The Treasury market is the canary in the coal mine. If 2-year yields rise above 5.2% due to regulatory liquidity drain, crypto correlation will be brutal. Stocks and bonds will crash together. Crypto will follow. The only hedge is cash. Real cash. Not stablecoins in a single protocol.
Take a hard look at your portfolio. If you have exposure to liquid staking tokens or leveraged yield farming, ask yourself: can you survive a 50% drawdown on flash-crash volume? If not, de-risk now. The Fed's regulatory overhaul is coming. And it will hit liquidity first.
I've been in this industry since before Ethereum. I've built systems for hedge funds. I know one truth: technical integrity beats social capital. Logan's proposal has technical merit—it makes the balance sheet more efficient for the Fed. But the side effects are real. Don't let the narrative fool you. This isn't a neutral discussion. It's a hawkish activation.
Watch the FOMC minutes from June. If Logan's proposal appears as a formal discussion item, the game is on. Start tracking weekly reserve balances. If they drop below $3 trillion, buckle up.
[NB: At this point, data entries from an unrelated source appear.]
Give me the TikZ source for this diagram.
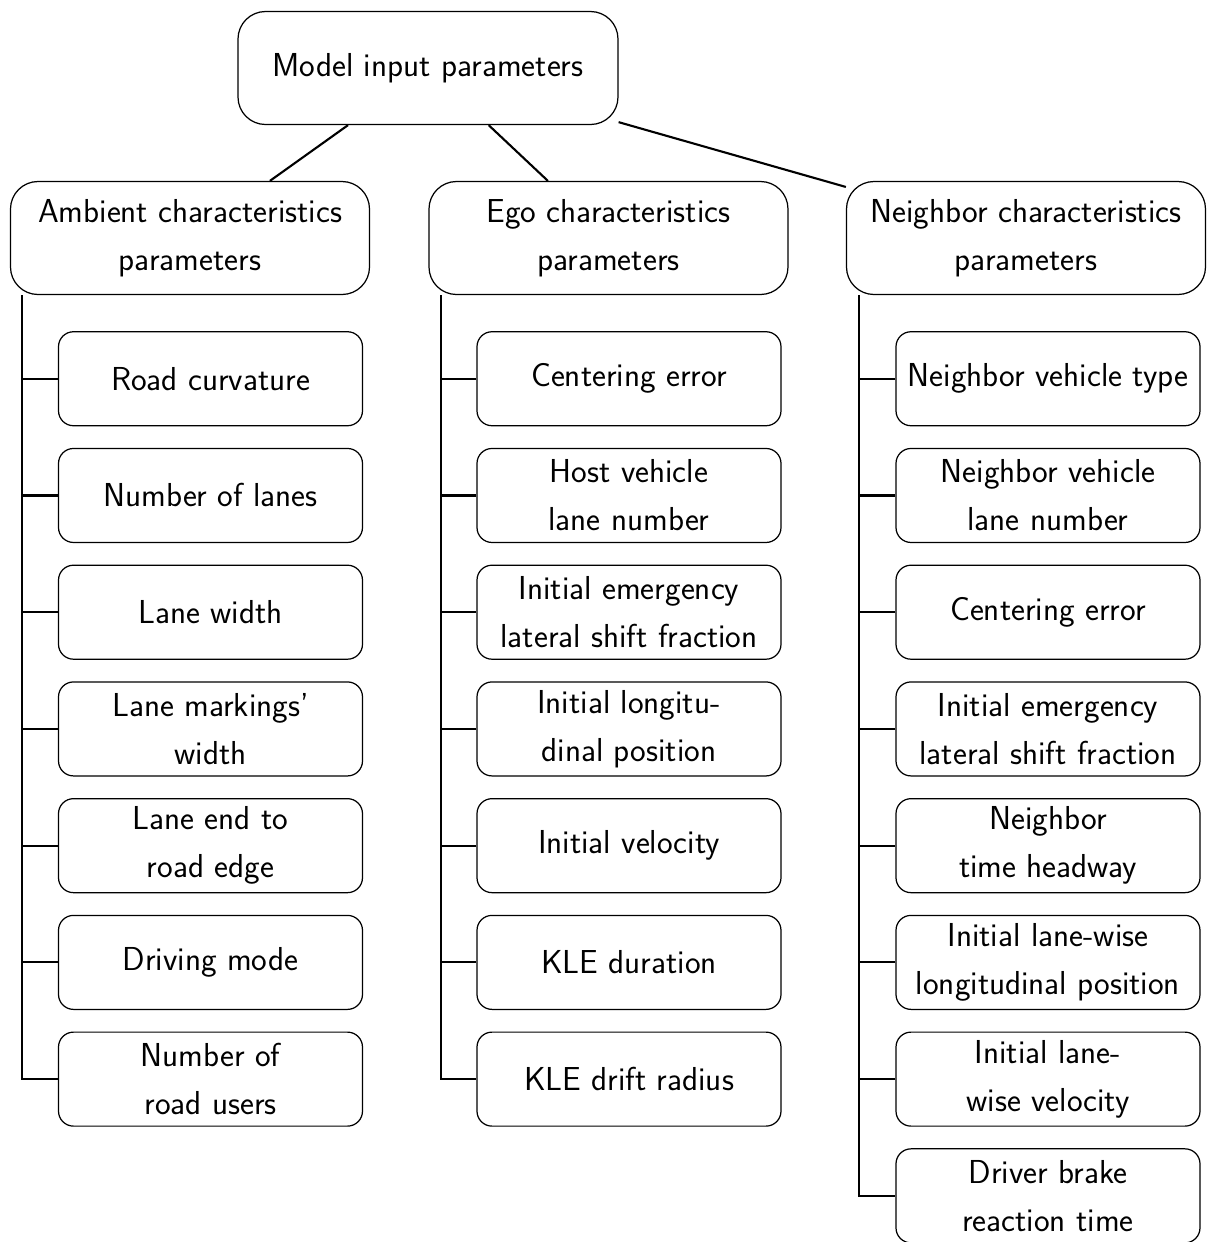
\documentclass[tikz,border=0pt]{standalone}
\usepackage{tikz}
\usetikzlibrary{positioning}

\begin{document}
\begin{tikzpicture}[line width=1.2pt,node distance=0.43cm,
	box/.style={draw,line width=0.7pt,align=center,inner sep=0pt,
		font=\sffamily\fontsize{18.9}{27.3}\selectfont},
	top/.style={box,rounded corners=0.55cm,minimum width=7.6cm,minimum height=2.26cm},
	group/.style={box,rounded corners=0.55cm,minimum width=7.18cm,minimum height=2.26cm},
	leaf/.style={box,rounded corners=0.3cm,minimum width=6.08cm,minimum height=1.88cm}]
	\useasboundingbox (0,0) rectangle (24.14,-24.84);
	\node[top](M) at (8.56,-1.36){Model input parameters};
	\node[group](A) at (3.8,-4.76){Ambient characteristics\\parameters};
	\node[group](E) at (12.17,-4.76){Ego characteristics\\parameters};
	\node[group](N) at (20.52,-4.76){Neighbor characteristics\\parameters};
	
	\node[leaf](A1)[below=0.72cm of A,xshift=0.41cm]{Road curvature};
	\node[leaf](A2)[below=of A1]{Number of lanes};
	\node[leaf](A3)[below=of A2]{Lane width};
	\node[leaf](A4)[below=of A3]{Lane markings'\\width};
	\node[leaf](A5)[below=of A4]{Lane end to\\road edge};
	\node[leaf](A6)[below=of A5]{Driving mode};
	\node[leaf](A7)[below=of A6]{Number of\\road users};
	
	\node[leaf](E1)[below=0.72cm of E,xshift=0.41cm]{Centering error};
	\node[leaf](E2)[below=of E1]{Host vehicle\\lane number};
	\node[leaf](E3)[below=of E2]{Initial emergency\\lateral shift fraction};
	\node[leaf](E4)[below=of E3]{Initial longitu-\\dinal position};
	\node[leaf](E5)[below=of E4]{Initial velocity};
	\node[leaf](E6)[below=of E5]{KLE duration};
	\node[leaf](E7)[below=of E6]{KLE drift radius};
	
	\node[leaf](N1)[below=0.72cm of N,xshift=0.44cm]{Neighbor vehicle type};
	\node[leaf](N2)[below=of N1]{Neighbor vehicle\\lane number};
	\node[leaf](N3)[below=of N2]{Centering error};
	\node[leaf](N4)[below=of N3]{Initial emergency\\lateral shift fraction};
	\node[leaf](N5)[below=of N4]{Neighbor\\time headway};
	\node[leaf](N6)[below=of N5]{Initial lane-wise\\longitudinal position};
	\node[leaf](N7)[below=of N6]{Initial lane-\\wise velocity};
	\node[leaf](N8)[below=of N7]{Driver brake\\reaction time};
	
	\draw (M) -- (A);
	\draw (M) -- (E);
	\draw (M) -- (N);
	
	\draw ([xshift=0.25cm]A.south west) |- (A7.west);
	\draw ([xshift=0.26cm]E.south west) |- (E7.west);
	\draw ([xshift=0.26cm]N.south west) |- (N8.west);
	\foreach \i in {1,...,6}
		\draw (A\i.west) -- ++(-0.72,0) (E\i.west) -- ++(-0.72,0);
	\foreach \i in {1,...,7}
		\draw (N\i.west) -- ++(-0.72,0);
\end{tikzpicture}
\end{document}
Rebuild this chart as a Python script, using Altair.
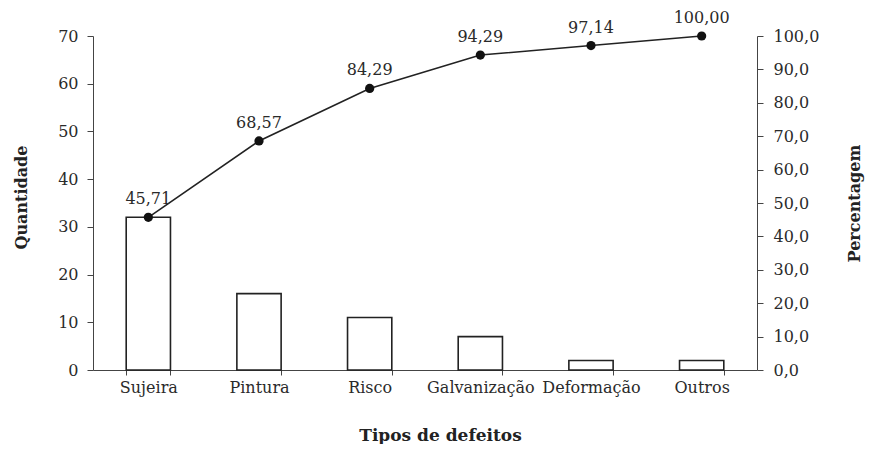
import altair as alt
import pandas as pd

categorias = ["Sujeira", "Pintura", "Risco", "Galvanização", "Deformação", "Outros"]
quantidade = [32, 16, 11, 7, 2, 2]
percentual = [45.71, 68.57, 84.29, 94.29, 97.14, 100.00]
rotulos = ["45,71", "68,57", "84,29", "94,29", "97,14", "100,00"]
ticks_pct = [0, 10, 20, 30, 40, 50, 60, 70, 80, 90, 100]
ticks_qtd = [0, 10, 20, 30, 40, 50, 60, 70]

df = pd.DataFrame({"cat": categorias, "qtd": quantidade, "pct": percentual, "lab": rotulos})

FONT = "DejaVu Serif"
AX = "#444444"
TXT = "#2a2a2a"
LFS = 16

xenc = alt.X(
    "cat:N",
    sort=categorias,
    scale=alt.Scale(paddingInner=0.6, paddingOuter=0.3),
    axis=alt.Axis(
        title="Tipos de defeitos",
        tickBand="extent",
        labelAngle=0,
        labelFontSize=LFS,
        labelFont=FONT,
        labelColor=TXT,
        labelPadding=4,
        tickSize=5,
        tickColor=AX,
        domainColor=AX,
        titleFont=FONT,
        titleFontSize=17,
        titleFontWeight="bold",
        titleColor="#222222",
        titleBaseline="alphabetic",
        titleAlign="center",
        titleX=347,
        titleY=70,
    ),
)

bars = alt.Chart(df).mark_bar(fill="white", stroke="#222222", strokeWidth=1.6).encode(
    x=xenc,
    y=alt.Y(
        "qtd:Q",
        scale=alt.Scale(domain=[0, 70], nice=False),
        axis=alt.Axis(
            title="Quantidade",
            values=ticks_qtd,
            grid=False,
            labelFontSize=LFS,
            labelFont=FONT,
            labelColor=TXT,
            labelPadding=9,
            tickSize=6,
            tickColor=AX,
            domainColor=AX,
            titleFont=FONT,
            titleFontSize=16,
            titleFontWeight="bold",
            titleColor="#222222",
            titlePadding=28,
            titleY=161,
        ),
    ),
)

ypct = alt.Y(
    "pct:Q",
    scale=alt.Scale(domain=[0, 100], nice=False),
    axis=alt.Axis(
        title="Percentagem",
        orient="right",
        values=ticks_pct,
        labelExpr="replace(format(datum.value, '.1f'), '.', ',')",
        grid=False,
        labelFontSize=LFS,
        labelFont=FONT,
        labelColor=TXT,
        labelPadding=10,
        tickSize=6,
        tickColor=AX,
        domainColor=AX,
        titleFont=FONT,
        titleFontSize=16,
        titleFontWeight="bold",
        titleColor="#222222",
        titleAngle=270,
        titlePadding=44,
    ),
)

xl = alt.X("cat:N", sort=categorias)

line = alt.Chart(df).mark_line(color="#222222", strokeWidth=1.6).encode(x=xl, y=ypct)
pts = alt.Chart(df).mark_point(filled=True, color="#111111", size=85, opacity=1).encode(x=xl, y=ypct)
txt = alt.Chart(df).mark_text(font=FONT, fontSize=LFS, color=TXT, dy=-18, baseline="middle").encode(
    x=xl, y=ypct, text="lab:N"
)

chart = (
    alt.layer(bars, alt.layer(line, pts, txt))
    .resolve_scale(y="independent")
    .properties(
        width=664,
        height=334,
        autosize=alt.AutoSizeParams(type="none"),
        padding={"left": 85, "top": 28, "right": 109, "bottom": 74},
        background="white",
    )
    .configure_view(stroke=None)
)

chart.save("out.html", embed_options={"renderer": "svg", "actions": False})
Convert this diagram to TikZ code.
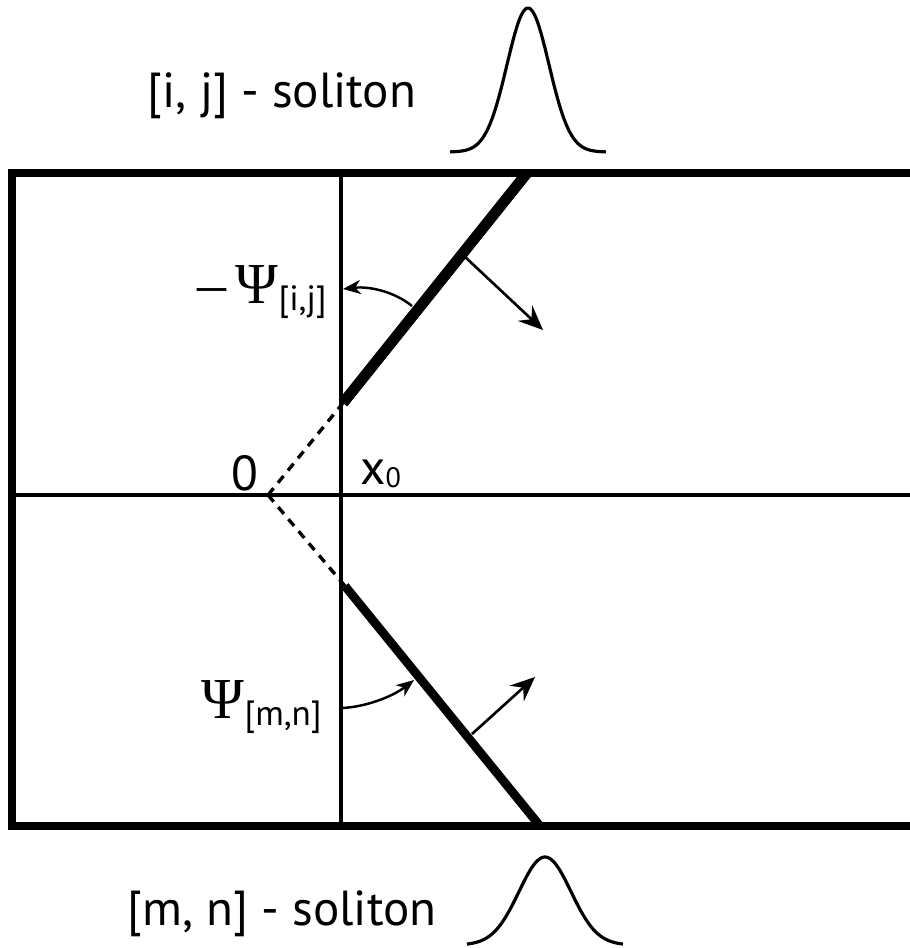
\documentclass[tikz,border=0pt]{standalone}
\usepackage{fontspec}
\setmainfont{PT Sans}
\newfontfamily\greekfont{Liberation Serif}
\usetikzlibrary{arrows.meta}

\begin{document}
\begin{tikzpicture}[x=0.02cm, y=-0.02cm,
  frame/.style={line width=4.4pt},
  axis/.style={line width=1.9pt},
  front/.style={line width=6.2pt},
  ghost/.style={line width=1.9pt, dash pattern=on 5pt off 4pt},
  normal/.style={line width=1.5pt, -{Stealth[length=14pt, width=12pt, inset=5pt]}},
  angle/.style={line width=1.4pt, -{Stealth[length=10pt, width=8pt, inset=3pt]}},
  every node/.style={inner sep=0pt}
]
\useasboundingbox (0,0) rectangle (910,948);

% frame
\coordinate (tr) at (910,173);
\coordinate (tl) at (12,173);
\coordinate (bl) at (12,826);
\coordinate (br) at (910,826);
\draw[frame] (tr) -- (tl) -- (bl) -- (br);

% axes
\coordinate (xl) at (12,495);
\coordinate (xr) at (910,495);
\coordinate (vt) at (341,173);
\coordinate (vb) at (341,826);
\draw[axis] (xl) -- (xr);
\draw[axis] (vt) -- (vb);

% fronts
\coordinate (O) at (268,495);
\coordinate (ijstart) at (343,403);
\coordinate (ijend) at (527,173);
\coordinate (mnstart) at (345,586);
\coordinate (mnend) at (540,826);
\draw[ghost] (O) -- (ijstart);
\draw[ghost] (O) -- (mnstart);
\draw[front] (ijstart) -- (ijend);
\draw[front, line width=5pt] (mnstart) -- (mnend);

% normals
\coordinate (ijfoot) at (463,255);
\coordinate (ijtip) at (543,330);
\coordinate (mnfoot) at (472,734);
\coordinate (mntip) at (535,677);
\draw[normal] (ijfoot) -- (ijtip);
\draw[normal] (mnfoot) -- (mntip);

% angles
\coordinate (ija) at (412,306);
\coordinate (ijb) at (343,289);
\coordinate (mna) at (342,708);
\coordinate (mnb) at (414,680);
\draw[angle] (ija) .. controls (395,292) and (370,286) .. (ijb);
\draw[angle] (mna) .. controls (365,707) and (392,697) .. (mnb);

% labels
\node[anchor=base east] (ijlabel) at (327,303)
  {{\greekfont\fontsize{33}{36}\selectfont –\,Ψ}\raisebox{-4pt}{\fontsize{20}{24}\selectfont[i,j]}};
\node[anchor=base east] (mnlabel) at (322,718)
  {{\greekfont\fontsize{33}{36}\selectfont Ψ}\raisebox{-4pt}{\fontsize{20}{24}\selectfont[m,n]}};
\node[anchor=base east, font=\fontsize{28}{32}\selectfont] (zero) at (259,490) {0};
\node[anchor=base west, font=\fontsize{28}{32}\selectfont] (xzero) at (360,484)
  {x\raisebox{-2pt}{\fontsize{16}{18}\selectfont 0}};
\node[anchor=base, font=\fontsize{28}{32}\selectfont] (ijname) at (282,107) {[i, j] - soliton};
\node[anchor=base, font=\fontsize{28}{32}\selectfont] (mnname) at (282,925) {[m, n] - soliton};

% soliton profiles
\draw[line width=1.8pt] plot[domain=-78:78, samples=90, smooth]
  ({528+\x}, {152-144*exp(-(\x)^2/(2*21^2))});
\draw[line width=1.8pt] plot[domain=-78:78, samples=90, smooth]
  ({545+\x}, {945-88*exp(-(\x)^2/(2*26^2))});

\end{tikzpicture}
\end{document}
That's the point where money market dislocations become systemic.
The market doesn't react to what it knows. It reacts to what it expects. Right now, expectations are dovish. Logan is a hawk. The gap between them is the trade opportunity. Short the easy liquidity narrative. Long the dollar. Short crypto beta. But only if you have the nerve to hold.
I don't have a crystal ball. I have data and experience. The data says this proposal is a quiet bomb. Experience says the detonation will come when no one expects it. The question is not if, but when. And whether you'll be prepared.